What is the most (in)famous cover-up of all time? Not Watergate - let's face it, only a fool plots a crime when he knows that tape recorders are running. Nixon's behaviour suggests that far from being a super-intelligent politician and world statesman, he was in fact just one step up from the village idiot.

No, the best cover-up of them all (excluding the ones we don't know about yet) came a century ago, during the Dreyfus case, when for several years the French Army convincingly maintained that a patently innocent man was guilty of high treason.

Once the 35-year-old Captain Alfred Dreyfus, the first Jew on the French General Staff, had been identified as the fall-guy for the leak of secrets to the German Embassy, things followed naturally. Documents were forged, evidence perjured - no need for Public Interest Immunity Certificates - and Dreyfus was duly found guilty.

On 5 January 1895, Dreyfus's insignia was ripped from his uniform and his sword broken. He was then taken to Devil's Island to rot to death in solitary confinement.

In fact his supporters mounted such an effective campaign, culminating in the publication of novelist Emile Zola's famous "J'Accuse" letter, that world opinion was ignited. Dreyfus was brought back from "the slow guillotine" and finally, in 1900, granted a presidential pardon.

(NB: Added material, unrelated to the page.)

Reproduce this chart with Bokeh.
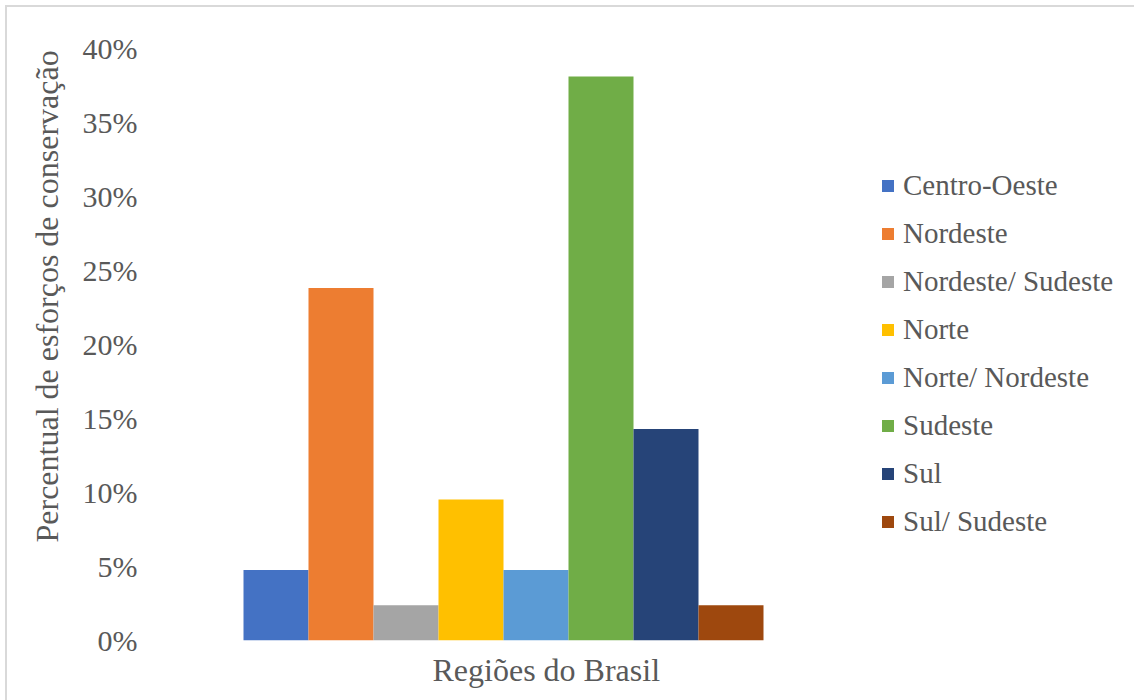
import numpy as np
from bokeh.plotting import figure
from bokeh.models import (Range1d, FixedTicker, NumeralTickFormatter, Legend,
                          LegendItem, Title)
from bokeh.embed import file_html
from bokeh.resources import INLINE

categories = ["Centro-Oeste", "Nordeste", "Nordeste/ Sudeste", "Norte",
              "Norte/ Nordeste", "Sudeste", "Sul", "Sul/ Sudeste"]
values = [0.0476, 0.2381, 0.0238, 0.0952, 0.0476, 0.3810, 0.1429, 0.0238]
colors = ["#4472C4", "#ED7D31", "#A5A5A5", "#FFC000",
          "#5B9BD5", "#70AD47", "#264478", "#9E480E"]
y_ticks = [0.0, 0.05, 0.10, 0.15, 0.20, 0.25, 0.30, 0.35, 0.40]
x_title = "Regiões do Brasil"
y_title = "Percentual de esforços de conservação"

FONT = "'Liberation Serif', 'Times New Roman', serif"
TXT = "#595959"

W, H = 1134, 700
L, T, B = 165, 48, 60
frame_w = W - L
px_per_unit = 65.0
x_start = -0.5 - (243 - L) / px_per_unit
x_end = x_start + frame_w / px_per_unit
y_max = 0.40

p = figure(width=W, height=H, output_backend="svg", toolbar_location=None,
           x_range=Range1d(x_start, x_end), y_range=Range1d(0, y_max),
           min_border_left=L, min_border_right=0, min_border_top=T,
           min_border_bottom=B)
p.border_fill_color = None
p.background_fill_color = None
p.outline_line_color = None
p.grid.visible = False
p.styles = {
    "background-color": "white",
    "background-image": "linear-gradient(#d9d9d9,#d9d9d9), linear-gradient(#d9d9d9,#d9d9d9)",
    "background-size": "2px 100%, 100% 2px",
    "background-position": "5px 5px, 5px 5px",
    "background-repeat": "no-repeat",
}

xs = np.arange(len(categories))
items = []
for i in range(len(categories)):
    r = p.vbar(x=[xs[i]], top=[values[i]], width=1.0, bottom=0,
               fill_color=colors[i], line_color=None)
    items.append(LegendItem(label=categories[i], renderers=[r]))

p.xaxis.visible = False
yax = p.yaxis[0]
yax.ticker = FixedTicker(ticks=y_ticks)
yax.formatter = NumeralTickFormatter(format="0%")
yax.axis_line_color = None
yax.major_tick_line_color = None
yax.minor_tick_line_color = None
yax.major_label_text_font = FONT
yax.major_label_text_font_size = "30px"
yax.major_label_text_color = TXT
yax.major_label_standoff = 22

legend = Legend(items=items, location=(715, 102))
legend.label_text_font = FONT
legend.label_text_font_size = "29px"
legend.label_text_color = TXT
legend.glyph_width = 15
legend.glyph_height = 15
legend.label_height = 33
legend.spacing = 15
legend.padding = 0
legend.margin = 0
legend.label_standoff = 8
legend.border_line_color = None
legend.background_fill_color = None
p.add_layout(legend)

xt = Title(text=x_title, align="left", offset=432 - L, vertical_align="middle",
           text_font=FONT, text_font_size="32px", text_color=TXT,
           text_font_style="normal", standoff=21)
p.add_layout(xt, "below")
yt = Title(text=y_title, align="left", offset=(H - B) - 542, vertical_align="top",
           text_font=FONT, text_font_size="32px", text_color=TXT,
           text_font_style="normal", standoff=26)
p.add_layout(yt, "left")

open("out.html", "w").write(file_html(p, INLINE))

As for the real villain of the piece, the well-connected Catholic aristocrat Commandant le Comte Walsin-Esterhazy, a court martial had naturally declared him innocent. However, Esterhazy thought it prudent to flee France and spend the rest of his life in exile in the pretty Hertfordshire village of Harpenden.

A handful of elderly residents still remember Esterhazy's personal charm, although others mutter about "that damn French spy".

When Esterhazy died in 1923, he was buried in the churchyard of the parish church of St Nicholas - but under the different name of Count de Voilemont. The gravestone, paid for by a mysterious Frenchwoman, survives to this day.

However, there have been suggestions that Esterhazy was in fact a double agent who had deliberately fed misinformation to the Germans. At this point the mind boggles; as Sir Richard Scott is now all too familiar with the nuances of duplicity, perhaps he should be called in to investigate.

Le Comte Walsin-Esterhazy's grave is on the west side of St Nicholas churchyard, Harpenden, Hertfordshire.